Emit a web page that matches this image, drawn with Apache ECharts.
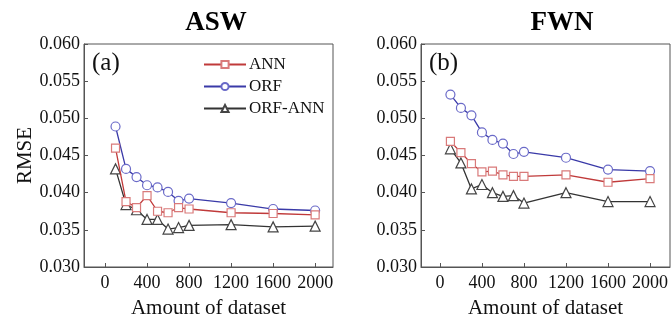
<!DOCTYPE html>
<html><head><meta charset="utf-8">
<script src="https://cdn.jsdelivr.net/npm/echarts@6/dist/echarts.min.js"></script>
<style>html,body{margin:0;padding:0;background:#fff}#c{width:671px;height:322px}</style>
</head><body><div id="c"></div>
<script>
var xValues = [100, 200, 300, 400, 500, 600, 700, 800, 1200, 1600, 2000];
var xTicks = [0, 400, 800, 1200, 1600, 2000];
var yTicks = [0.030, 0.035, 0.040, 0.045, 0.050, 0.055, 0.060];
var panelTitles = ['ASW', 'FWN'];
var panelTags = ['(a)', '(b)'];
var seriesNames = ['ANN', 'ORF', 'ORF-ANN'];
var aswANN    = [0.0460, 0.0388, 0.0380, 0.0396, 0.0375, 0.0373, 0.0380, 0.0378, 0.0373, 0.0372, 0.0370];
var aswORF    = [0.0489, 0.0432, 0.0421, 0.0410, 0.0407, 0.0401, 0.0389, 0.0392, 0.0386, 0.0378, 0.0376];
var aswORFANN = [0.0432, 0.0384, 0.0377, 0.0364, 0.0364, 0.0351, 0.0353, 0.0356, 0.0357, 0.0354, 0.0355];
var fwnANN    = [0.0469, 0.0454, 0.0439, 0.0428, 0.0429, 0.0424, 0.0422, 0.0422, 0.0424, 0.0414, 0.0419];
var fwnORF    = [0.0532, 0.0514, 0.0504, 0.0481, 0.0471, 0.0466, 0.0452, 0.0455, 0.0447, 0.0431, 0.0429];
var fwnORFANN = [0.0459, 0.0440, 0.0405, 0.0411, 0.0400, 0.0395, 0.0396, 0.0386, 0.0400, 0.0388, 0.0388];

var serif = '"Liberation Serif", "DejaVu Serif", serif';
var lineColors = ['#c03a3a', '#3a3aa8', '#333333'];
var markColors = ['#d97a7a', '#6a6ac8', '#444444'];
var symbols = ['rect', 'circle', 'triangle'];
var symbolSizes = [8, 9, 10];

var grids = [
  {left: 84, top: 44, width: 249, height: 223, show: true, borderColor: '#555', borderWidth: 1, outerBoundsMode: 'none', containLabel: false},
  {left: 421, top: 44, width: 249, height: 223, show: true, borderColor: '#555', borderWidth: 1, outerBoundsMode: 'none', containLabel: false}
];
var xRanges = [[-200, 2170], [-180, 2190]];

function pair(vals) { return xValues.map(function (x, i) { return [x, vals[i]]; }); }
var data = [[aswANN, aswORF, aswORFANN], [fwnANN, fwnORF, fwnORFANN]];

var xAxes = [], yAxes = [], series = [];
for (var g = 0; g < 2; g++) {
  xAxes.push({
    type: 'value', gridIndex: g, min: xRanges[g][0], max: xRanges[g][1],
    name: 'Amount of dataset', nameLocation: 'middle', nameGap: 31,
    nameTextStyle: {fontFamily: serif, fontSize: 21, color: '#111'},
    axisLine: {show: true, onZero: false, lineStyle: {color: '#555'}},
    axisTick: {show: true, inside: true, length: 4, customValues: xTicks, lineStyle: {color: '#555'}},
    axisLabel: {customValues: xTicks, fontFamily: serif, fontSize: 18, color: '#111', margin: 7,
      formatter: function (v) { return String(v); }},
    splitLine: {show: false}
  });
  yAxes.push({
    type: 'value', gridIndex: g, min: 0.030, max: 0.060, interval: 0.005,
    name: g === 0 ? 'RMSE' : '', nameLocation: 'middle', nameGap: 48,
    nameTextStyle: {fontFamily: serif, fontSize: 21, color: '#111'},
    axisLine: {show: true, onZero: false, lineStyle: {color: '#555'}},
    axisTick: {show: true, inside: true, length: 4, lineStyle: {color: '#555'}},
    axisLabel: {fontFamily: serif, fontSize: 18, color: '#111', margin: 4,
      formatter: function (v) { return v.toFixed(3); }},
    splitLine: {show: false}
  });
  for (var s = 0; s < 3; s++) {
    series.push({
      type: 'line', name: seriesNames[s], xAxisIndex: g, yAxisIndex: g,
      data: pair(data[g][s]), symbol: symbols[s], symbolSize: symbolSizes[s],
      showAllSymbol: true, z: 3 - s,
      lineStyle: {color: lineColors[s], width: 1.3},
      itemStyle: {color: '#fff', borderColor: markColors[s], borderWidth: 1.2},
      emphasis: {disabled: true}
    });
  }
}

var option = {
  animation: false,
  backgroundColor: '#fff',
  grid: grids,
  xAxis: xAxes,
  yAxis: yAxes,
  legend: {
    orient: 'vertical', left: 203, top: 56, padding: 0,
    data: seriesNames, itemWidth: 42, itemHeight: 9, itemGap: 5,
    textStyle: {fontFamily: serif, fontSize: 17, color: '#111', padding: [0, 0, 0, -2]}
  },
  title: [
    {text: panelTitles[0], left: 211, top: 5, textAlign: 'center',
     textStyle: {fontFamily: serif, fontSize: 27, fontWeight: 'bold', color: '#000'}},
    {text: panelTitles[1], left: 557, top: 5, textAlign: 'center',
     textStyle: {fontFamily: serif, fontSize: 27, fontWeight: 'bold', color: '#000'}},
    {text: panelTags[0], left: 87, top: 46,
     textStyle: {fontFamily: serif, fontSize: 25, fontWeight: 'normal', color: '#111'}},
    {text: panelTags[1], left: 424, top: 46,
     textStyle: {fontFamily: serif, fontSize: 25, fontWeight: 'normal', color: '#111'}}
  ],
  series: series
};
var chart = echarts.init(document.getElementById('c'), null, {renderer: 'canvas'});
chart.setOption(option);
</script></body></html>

REQUIREMENTS: Give an exact copy of the material, leaving out every picture.

TASK ANSWER:
Emit a web page that matches this image, drawn with Apache ECharts.
<!DOCTYPE html>
<html><head><meta charset="utf-8">
<script src="https://cdn.jsdelivr.net/npm/echarts@6/dist/echarts.min.js"></script>
<style>html,body{margin:0;padding:0;background:#fff}#c{width:671px;height:322px}</style>
</head><body><div id="c"></div>
<script>
var xValues = [100, 200, 300, 400, 500, 600, 700, 800, 1200, 1600, 2000];
var xTicks = [0, 400, 800, 1200, 1600, 2000];
var yTicks = [0.030, 0.035, 0.040, 0.045, 0.050, 0.055, 0.060];
var panelTitles = ['ASW', 'FWN'];
var panelTags = ['(a)', '(b)'];
var seriesNames = ['ANN', 'ORF', 'ORF-ANN'];
var aswANN    = [0.0460, 0.0388, 0.0380, 0.0396, 0.0375, 0.0373, 0.0380, 0.0378, 0.0373, 0.0372, 0.0370];
var aswORF    = [0.0489, 0.0432, 0.0421, 0.0410, 0.0407, 0.0401, 0.0389, 0.0392, 0.0386, 0.0378, 0.0376];
var aswORFANN = [0.0432, 0.0384, 0.0377, 0.0364, 0.0364, 0.0351, 0.0353, 0.0356, 0.0357, 0.0354, 0.0355];
var fwnANN    = [0.0469, 0.0454, 0.0439, 0.0428, 0.0429, 0.0424, 0.0422, 0.0422, 0.0424, 0.0414, 0.0419];
var fwnORF    = [0.0532, 0.0514, 0.0504, 0.0481, 0.0471, 0.0466, 0.0452, 0.0455, 0.0447, 0.0431, 0.0429];
var fwnORFANN = [0.0459, 0.0440, 0.0405, 0.0411, 0.0400, 0.0395, 0.0396, 0.0386, 0.0400, 0.0388, 0.0388];

var serif = '"Liberation Serif", "DejaVu Serif", serif';
var lineColors = ['#c03a3a', '#3a3aa8', '#333333'];
var markColors = ['#d97a7a', '#6a6ac8', '#444444'];
var symbols = ['rect', 'circle', 'triangle'];
var symbolSizes = [8, 9, 10];

var grids = [
  {left: 84, top: 44, width: 249, height: 223, show: true, borderColor: '#555', borderWidth: 1, outerBoundsMode: 'none', containLabel: false},
  {left: 421, top: 44, width: 249, height: 223, show: true, borderColor: '#555', borderWidth: 1, outerBoundsMode: 'none', containLabel: false}
];
var xRanges = [[-200, 2170], [-180, 2190]];

function pair(vals) { return xValues.map(function (x, i) { return [x, vals[i]]; }); }
var data = [[aswANN, aswORF, aswORFANN], [fwnANN, fwnORF, fwnORFANN]];

var xAxes = [], yAxes = [], series = [];
for (var g = 0; g < 2; g++) {
  xAxes.push({
    type: 'value', gridIndex: g, min: xRanges[g][0], max: xRanges[g][1],
    name: 'Amount of dataset', nameLocation: 'middle', nameGap: 31,
    nameTextStyle: {fontFamily: serif, fontSize: 21, color: '#111'},
    axisLine: {show: true, onZero: false, lineStyle: {color: '#555'}},
    axisTick: {show: true, inside: true, length: 4, customValues: xTicks, lineStyle: {color: '#555'}},
    axisLabel: {customValues: xTicks, fontFamily: serif, fontSize: 18, color: '#111', margin: 7,
      formatter: function (v) { return String(v); }},
    splitLine: {show: false}
  });
  yAxes.push({
    type: 'value', gridIndex: g, min: 0.030, max: 0.060, interval: 0.005,
    name: g === 0 ? 'RMSE' : '', nameLocation: 'middle', nameGap: 48,
    nameTextStyle: {fontFamily: serif, fontSize: 21, color: '#111'},
    axisLine: {show: true, onZero: false, lineStyle: {color: '#555'}},
    axisTick: {show: true, inside: true, length: 4, lineStyle: {color: '#555'}},
    axisLabel: {fontFamily: serif, fontSize: 18, color: '#111', margin: 4,
      formatter: function (v) { return v.toFixed(3); }},
    splitLine: {show: false}
  });
  for (var s = 0; s < 3; s++) {
    series.push({
      type: 'line', name: seriesNames[s], xAxisIndex: g, yAxisIndex: g,
      data: pair(data[g][s]), symbol: symbols[s], symbolSize: symbolSizes[s],
      showAllSymbol: true, z: 3 - s,
      lineStyle: {color: lineColors[s], width: 1.3},
      itemStyle: {color: '#fff', borderColor: markColors[s], borderWidth: 1.2},
      emphasis: {disabled: true}
    });
  }
}

var option = {
  animation: false,
  backgroundColor: '#fff',
  grid: grids,
  xAxis: xAxes,
  yAxis: yAxes,
  legend: {
    orient: 'vertical', left: 203, top: 56, padding: 0,
    data: seriesNames, itemWidth: 42, itemHeight: 9, itemGap: 5,
    textStyle: {fontFamily: serif, fontSize: 17, color: '#111', padding: [0, 0, 0, -2]}
  },
  title: [
    {text: panelTitles[0], left: 211, top: 5, textAlign: 'center',
     textStyle: {fontFamily: serif, fontSize: 27, fontWeight: 'bold', color: '#000'}},
    {text: panelTitles[1], left: 557, top: 5, textAlign: 'center',
     textStyle: {fontFamily: serif, fontSize: 27, fontWeight: 'bold', color: '#000'}},
    {text: panelTags[0], left: 87, top: 46,
     textStyle: {fontFamily: serif, fontSize: 25, fontWeight: 'normal', color: '#111'}},
    {text: panelTags[1], left: 424, top: 46,
     textStyle: {fontFamily: serif, fontSize: 25, fontWeight: 'normal', color: '#111'}}
  ],
  series: series
};
var chart = echarts.init(document.getElementById('c'), null, {renderer: 'canvas'});
chart.setOption(option);
</script></body></html>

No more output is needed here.